Mom and Dad always tell me where we’re going when we get in the car. I know from talking with my buds that some folks bypass this courtesy, either thinking that dogs don’t understand or lacking the sensitivity to care whether the dog knows the destination. But we do understand and we do appreciate knowing. How would you like to get in the car and have no idea where you’re going? (Actually, I think my dad knows all too well how that feels..sometimes he doesn’t remember until he drives a block or two).
Yesterday, Dad opened the car door and said, “OK, up we go Flap..off to the vet.” If you know Aussies, you know that little rattles us, including nice harmless people in white coats. But there is one small procedure that insults the dignity of even the most undignified among us, and I knew I would be facing it on this visit. And yet, I didn’t balk or run the other way as many in other less civilized breeds would have. I calmly jumped in the car and steeled my resolve for the battle which would soon begin.

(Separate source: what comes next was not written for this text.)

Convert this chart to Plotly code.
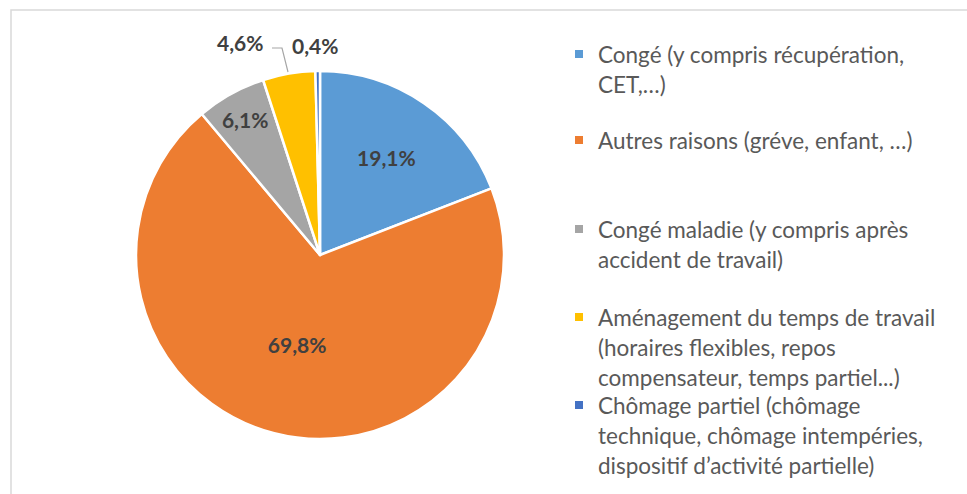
import plotly.graph_objects as go

# ---- data ----
categories = [
    "Congé (y compris récupération, CET,…)",
    "Autres raisons (gréve, enfant, …)",
    "Congé maladie (y compris après accident de travail)",
    "Aménagement du temps de travail (horaires flexibles, repos compensateur, temps partiel...)",
    "Chômage partiel (chômage technique, chômage intempéries, dispositif d’activité partielle)",
]
values = [19.1, 69.8, 6.1, 4.6, 0.4]
colors = ["#5B9BD5", "#ED7D31", "#A5A5A5", "#FFC000", "#4472C4"]
legend_lines = [
    ["Congé (y compris récupération,", "CET,…)"],
    ["Autres raisons (gréve, enfant, …)"],
    ["Congé maladie (y compris après", "accident de travail)"],
    ["Aménagement du temps de travail", "(horaires flexibles, repos", "compensateur, temps partiel...)"],
    ["Chômage partiel (chômage", "technique, chômage intempéries,", "dispositif d’activité partielle)"],
]

W, H = 967, 494
FONT = "Lato"
LABEL_COLOR = "#404040"
TEXT_COLOR = "#595959"


def px(x):
    return x / W


def py(y):
    return 1 - y / H


def fmt(v):
    return f"{v:.1f}".replace(".", ",") + "%"


cx, cy, r = 320, 255, 184

fig = go.Figure()
fig.add_trace(go.Pie(
    labels=categories,
    values=values,
    sort=False,
    direction="clockwise",
    rotation=0,
    marker=dict(colors=colors, line=dict(color="white", width=2.5)),
    texttemplate="%{value:.1f}%",
    textposition=["inside", "inside", "inside", "none", "none"],
    insidetextorientation="horizontal",
    insidetextfont=dict(family=FONT, size=21, color=LABEL_COLOR, weight="bold"),
    domain=dict(x=[px(cx - r), px(cx + r)], y=[py(cy + r), py(cy - r)]),
    showlegend=False,
    hoverinfo="label+percent",
))

annotations = []
shapes = []

# outside labels for the small slices
annotations.append(dict(x=px(240), y=py(43), xref="paper", yref="paper", text=f"<b>{fmt(values[3])}</b>",
                        showarrow=False, xanchor="center", yanchor="middle",
                        font=dict(family=FONT, size=21, color=LABEL_COLOR)))
annotations.append(dict(x=px(315), y=py(46), xref="paper", yref="paper", text=f"<b>{fmt(values[4])}</b>",
                        showarrow=False, xanchor="center", yanchor="middle",
                        font=dict(family=FONT, size=21, color=LABEL_COLOR)))
shapes.append(dict(type="path", xref="paper", yref="paper",
                   path=f"M {px(272)} {py(48)} L {px(282)} {py(48)} L {px(288)} {py(72)}",
                   line=dict(color="#A6A6A6", width=1.2)))

# legend (manual, to reproduce spacing)
item_tops = [54, 140, 229, 317, 405]
line_gap = 30
for i, lines in enumerate(legend_lines):
    y0 = item_tops[i]
    shapes.append(dict(type="rect", xref="paper", yref="paper",
                       x0=px(575), x1=px(583), y0=py(y0 - 4), y1=py(y0 + 4),
                       fillcolor=colors[i], line=dict(width=0)))
    for j, t in enumerate(lines):
        annotations.append(dict(x=px(596), y=py(y0 + j * line_gap), xref="paper", yref="paper",
                                text=t, showarrow=False, xanchor="left", yanchor="middle",
                                font=dict(family=FONT, size=22.5, color=TEXT_COLOR)))

# chart border (only top and left edges visible)
shapes.append(dict(type="rect", xref="paper", yref="paper",
                   x0=px(11), x1=px(W + 5), y0=py(H + 5), y1=py(10),
                   line=dict(color="#D9D9D9", width=1.5), fillcolor="rgba(0,0,0,0)"))

# cut-off heading above the chart
annotations.append(dict(x=px(90), y=py(7), xref="paper", yref="paper", text="<b>en 2022</b>",
                        showarrow=False, xanchor="right", yanchor="bottom",
                        font=dict(family="Liberation Serif", size=22, color="#000000")))

fig.update_layout(
    width=W, height=H,
    margin=dict(l=0, r=0, t=0, b=0),
    paper_bgcolor="white",
    plot_bgcolor="white",
    separators=", ",
    annotations=annotations,
    shapes=shapes,
)

fig.write_html("out.html", config={"displayModeBar": False},
               post_script="document.body.style.margin='0';")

The doc was, as usual, all smiles. He scratched my ears, he rightly complimented my extraordinary good looks, he gave me a small dog biscuit, but then I saw it in his hand. He was trying unsuccessfully to conceal it, but I knew instinctively that it was there all the time. I think they call it a rectal thermometer, but I call it “the humiliator”. I can take just about anything, but there’s something about that hard, cold rod that makes my butt snear like Clint Eastwood, “You feelin’ lucky today, punk?” So, with two burly technicians holding me motionless, the vet was confident he could slide the greased instrument right up there where the sun don’t shine. Game on. I knew he was no match for the incredible butt-clinching talents of which I pride myself. He tried everything in his arsenal of tricks: distraction, treats, pleading, threats, even standing back and trying to chuck it like a dart as if my anus was a bull’s eye. But there are some doors that never open. The doc threw down the humiliator and defeatedly said, “He looks just fine; no need to get his temp.”
So, when Dad said, “Up we go Flap, let’s go home,” I settled comfortably on the rear seat, with my butt only then beginning to relax. I fell into my sixth nap of the day. I dreamed about my next visit to the vet. Doc was holding the dreaded humiliator, and behind him a firefighter was preparing the jaws of life. Game on.